Wednesday, 29 November 2023

Glory to God in the highest heaven, and on earth peace to those on whom his favor rests. – Luke 2:14

Today's Scripture Reading (November 29, 2023): Luke 2

It is once again time to dust off the Christmas Carols and begin to sing the familiar words one more time. And sometimes, the familiarity of the Carols works against us. We forget that these songs were products of their time and often speak to a reality that goes beyond the "Christmas Story" to the politics and experiences surrounding the author at the time the words were written. And the familiar carol "Silent Night" is one of those carols.

The lyrics to Silent Night were written in 1816 by a young Austrian Priest named Josef Mohr. In 1816, the Napoleonic Wars had just ended. It was a tumultuous period for all of Europe. The Napoleonic Wars included seven individual conflicts. In the end, the result of the Napoleonic Wars was the defeat of France and the elevation of Britain (Austria had fought as an ally of Britain); France had won five of the seven conflicts. The immediate result for Austria was that her borders were changed (Austria had become smaller through the Napoleonic Wars), and she lost some control over her future. Austria had rechristened herself as the Austrian Empire at the beginning of the conflict with Napoleon and France, but by 1816, there was very little Empire left. As a way of preserving herself, in 1815 Austria became a member of the German Confederation consisting of the Kingdom of Prussia, the Confederation of the Rhine, and the Austrian Empire.

With this historical background, Josef Mohr penned his poem in 1816. In English, we only have three verses to "Silent Night," but Josef Mohr wrote six. The three English verses we have are the first, sixth, and second verses of Mohr's poem. But it is the fourth verse that speaks to the political situation in Austria at the time that Josef Mohr was writing the carol. Here are the words of that fourth verse;

            Silent Night! Holy Night!

            Where on this day all power

            Of fatherly love poured forth

            And like a brother lovingly embraced

            Jesus the peoples of the world

            Jesus the peoples of the world

In the words of this verse, we can hear Josef's political beliefs that the end of the war and the birth of the new German Confederation were all part of the grand plan, as Jesus reached out and embraced all of the peoples of the world. If Christmas was really a time of peace, this Christmas might have been the first real peace that Europe had experienced in over a decade.

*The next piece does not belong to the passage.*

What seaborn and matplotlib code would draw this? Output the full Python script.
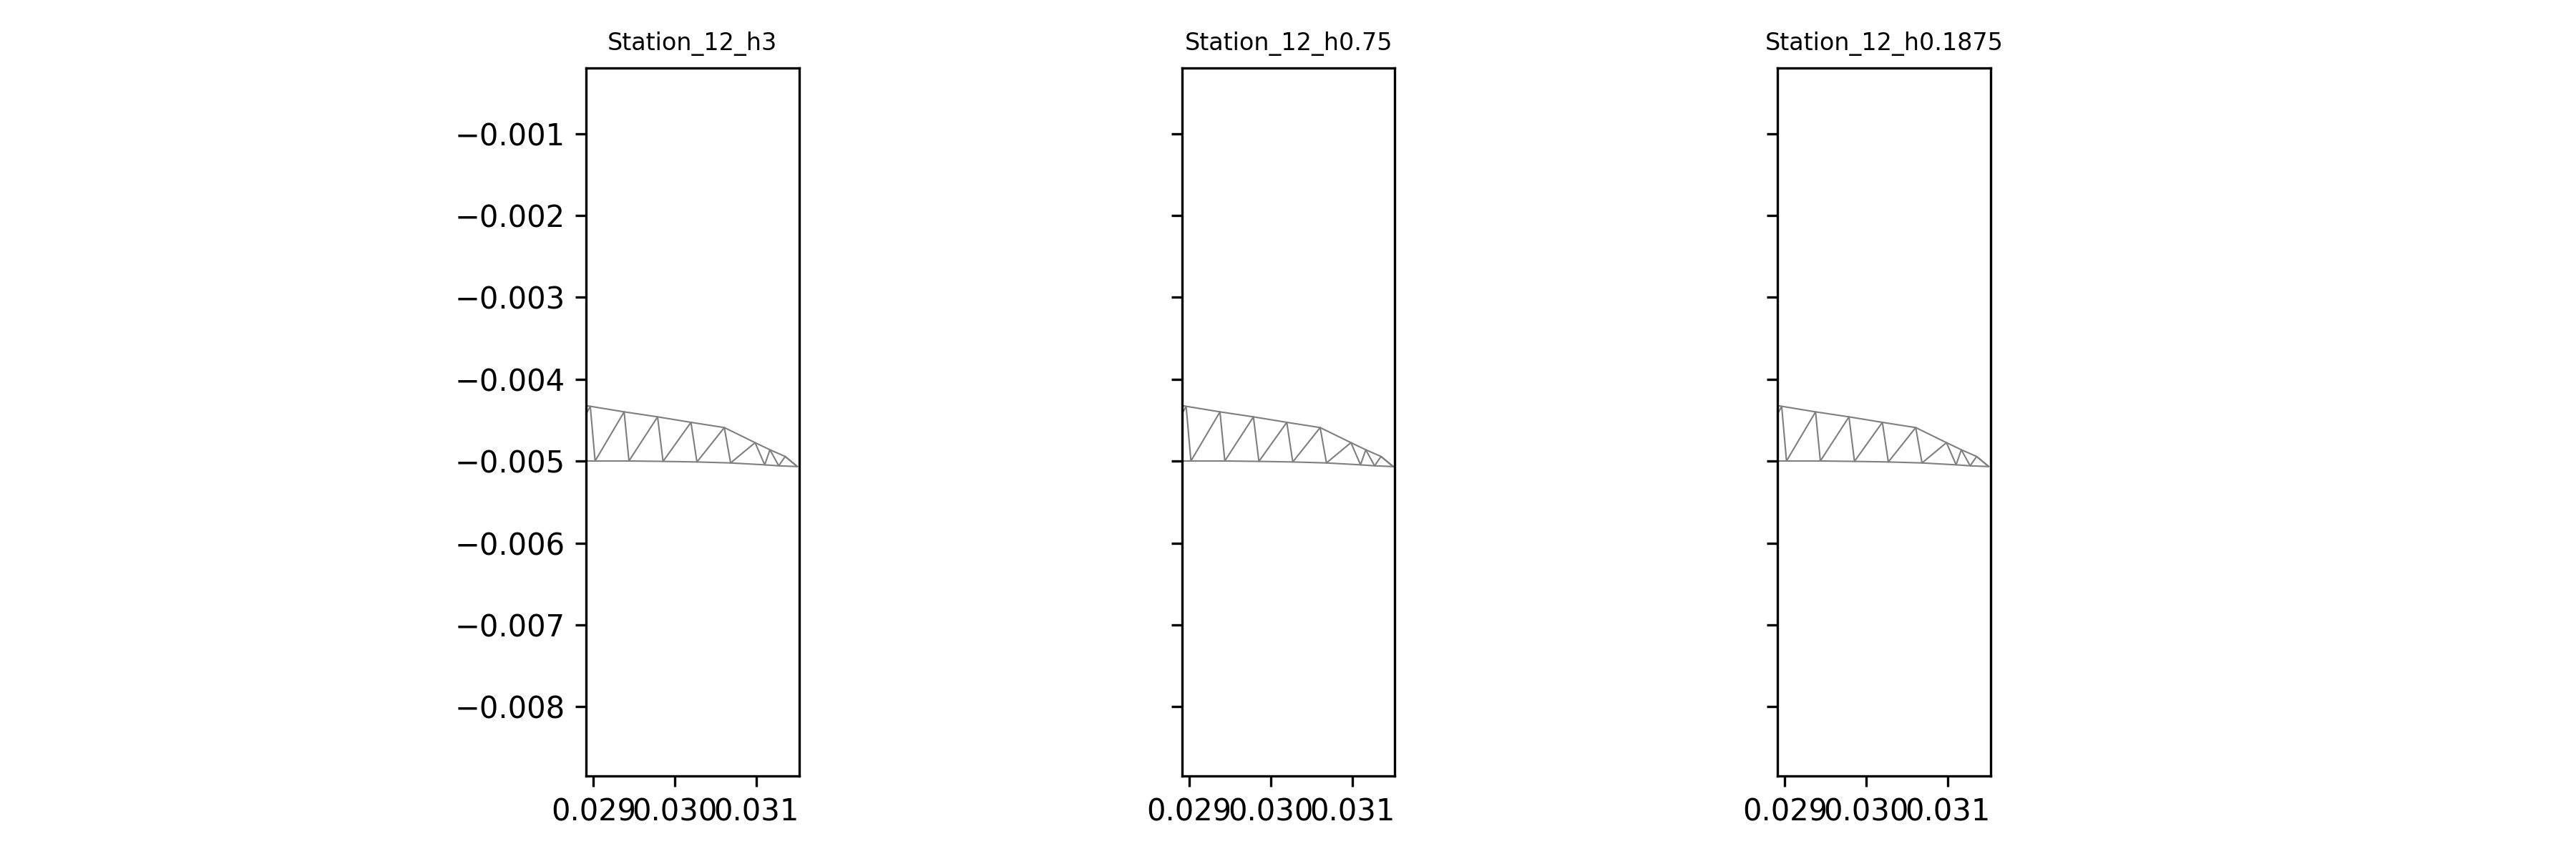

The story could have ended here, but it didn't. Mohr would leave the town where the words to "Silent Night" had been the following year. His journey took him to another city and another church. So, in 1818, we have the story that has become the real legend of "Silent Night." The story is told that with Christmas approaching, the church organ decided to stop working. Some have said that the mice in the church caused the organ's demise; others have suggested that the organ had not been well maintained. But the end result was that with Christmas now only hours away, there would be no organ in the church on Christmas Eve. A song was needed that didn't require an organ. Mohr took the poem he had written two years earlier to Franz Xaver Gruber, an organist in a neighboring town, and asked him to compose music that could be played on a guitar. And "Silent Night" was born.

A traveling drama company had been going through Austria at the time, and a meeting had been planned for the church on December 23. The meeting had to be moved into a private home because of the organ situation, and it was there that the story of the birth of Jesus was told one more time. It was a story that had been told in the church for centuries. And it was at that meeting that "Silent Night" was played for the first time. That dramatic group took the song with it wherever they traveled that Christmas Season and the ones that followed, popularizing this song of peace written in the aftermath of another devastating war in Europe.